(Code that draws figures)
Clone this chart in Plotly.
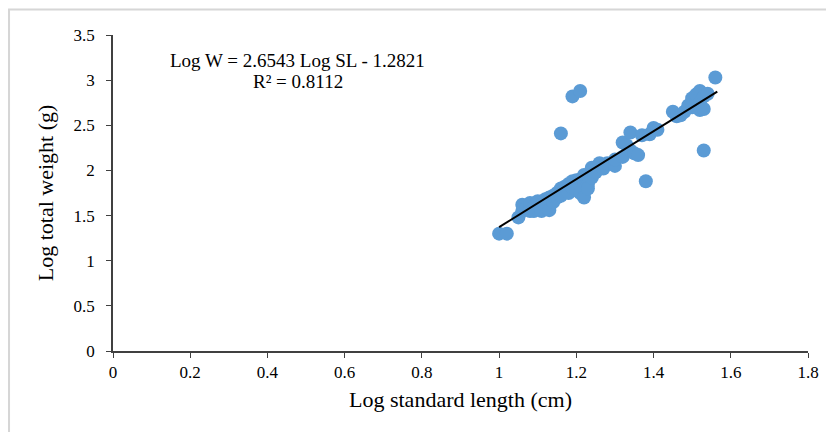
import plotly.graph_objects as go

log_sl = [1.00, 1.02,
          1.05, 1.06, 1.06, 1.07, 1.08, 1.08, 1.09, 1.09, 1.10, 1.10, 1.11, 1.11, 1.12, 1.12,
          1.13, 1.13, 1.14, 1.14, 1.15, 1.15, 1.16, 1.16, 1.17, 1.17, 1.18, 1.18, 1.19, 1.19,
          1.20, 1.20, 1.21, 1.21, 1.22, 1.22, 1.22, 1.23, 1.23, 1.24, 1.24, 1.25, 1.26, 1.27,
          1.28, 1.30, 1.30, 1.32, 1.32, 1.33, 1.34, 1.34, 1.35, 1.36, 1.37, 1.39, 1.40, 1.41,
          1.45, 1.46, 1.47, 1.48, 1.49, 1.50, 1.51, 1.52, 1.50, 1.52, 1.53, 1.54, 1.52, 1.53,
          1.53, 1.56,
          1.16, 1.19, 1.21, 1.38]
log_w = [1.30, 1.30,
         1.48, 1.55, 1.62, 1.58, 1.64, 1.55, 1.60, 1.55, 1.58, 1.66, 1.62, 1.55, 1.68, 1.60,
         1.56, 1.70, 1.65, 1.72, 1.75, 1.70, 1.80, 1.72, 1.78, 1.82, 1.75, 1.85, 1.80, 1.88,
         1.89, 1.78, 1.90, 1.75, 1.88, 1.95, 1.70, 1.85, 1.80, 1.92, 2.03, 1.98, 2.08, 2.02,
         2.08, 2.05, 2.12, 2.15, 2.31, 2.28, 2.42, 2.22, 2.19, 2.17, 2.39, 2.40, 2.47, 2.45,
         2.65, 2.60, 2.61, 2.65, 2.72, 2.80, 2.84, 2.88, 2.70, 2.75, 2.82, 2.85, 2.67, 2.68,
         2.22, 3.03,
         2.41, 2.82, 2.88, 1.88]

slope = 2.6543
intercept = -1.2821
fit_x = [1.00, 1.565]
fit_y = [slope * v + intercept for v in fit_x]

x_ticks = [0, 0.2, 0.4, 0.6, 0.8, 1, 1.2, 1.4, 1.6, 1.8]
x_tick_labels = ["0", "0.2", "0.4", "0.6", "0.8", "1", "1.2", "1.4", "1.6", "1.8"]
y_ticks = [0, 0.5, 1, 1.5, 2, 2.5, 3, 3.5]
y_tick_labels = ["0", "0.5", "1", "1.5", "2", "2.5", "3", "3.5"]

equation_text = "Log W = 2.6543 Log SL - 1.2821"
r2_text = "R² = 0.8112"

font_family = "Liberation Serif, Times New Roman, serif"

fig = go.Figure()
fig.add_trace(go.Scatter(
    x=log_sl, y=log_w, mode="markers",
    marker=dict(color="#5B9BD5", size=14, line=dict(width=0)),
    showlegend=False, cliponaxis=False,
))
fig.add_trace(go.Scatter(
    x=fit_x, y=fit_y, mode="lines",
    line=dict(color="black", width=2),
    showlegend=False,
))

fig.add_annotation(
    x=0.4766, y=3.223, xref="x", yref="y", text=equation_text,
    showarrow=False, font=dict(family=font_family, size=19, color="black"),
)
fig.add_annotation(
    x=0.479, y=2.99, xref="x", yref="y", text=r2_text,
    showarrow=False, font=dict(family=font_family, size=19, color="black"),
)

# thin outer frame (top and left edges visible)
fig.add_shape(type="rect", xref="paper", yref="paper",
              x0=-0.1496, y0=-0.4, x1=1.2, y1=1.0807,
              line=dict(color="#d6d6d6", width=2), layer="below")

fig.update_layout(
    width=826, height=424,
    margin=dict(l=105, r=26, t=27, b=81),
    paper_bgcolor="white", plot_bgcolor="white",
    font=dict(family=font_family, color="black"),
    xaxis=dict(
        range=[0, 1.8], tickvals=x_ticks, ticktext=x_tick_labels,
        showgrid=False, zeroline=False, showline=True, linecolor="#404040", linewidth=1.5,
        ticks="outside", ticklen=5, tickcolor="#404040",
        tickfont=dict(family=font_family, size=17),
        title=dict(text="Log standard length (cm)", font=dict(family=font_family, size=22), standoff=10),
    ),
    yaxis=dict(
        range=[0, 3.5], tickvals=y_ticks, ticktext=y_tick_labels,
        showgrid=False, zeroline=False, showline=True, linecolor="#404040", linewidth=1.5,
        ticks="outside", ticklen=5, tickcolor="#404040", ticklabelstandoff=8,
        tickfont=dict(family=font_family, size=17),
        title=dict(text="Log total weight (g)", font=dict(family=font_family, size=22), standoff=14),
    ),
)

fig.write_html("out.html")
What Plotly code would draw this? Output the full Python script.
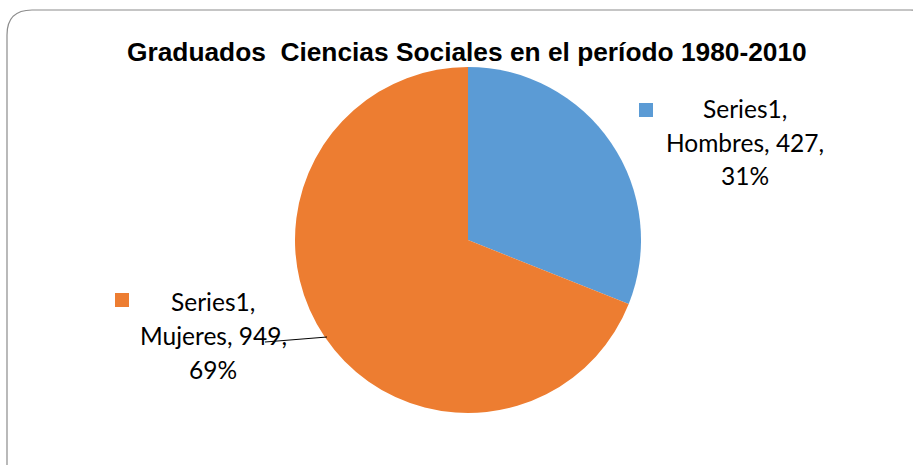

SET EXERCISE »
Without the pictures, copy the entries from their first line through the line containing "import plotly.graph_objects as go", and only those lines.

COMPLETE OUTPUT »
Clone this chart in Plotly.
import plotly.graph_objects as go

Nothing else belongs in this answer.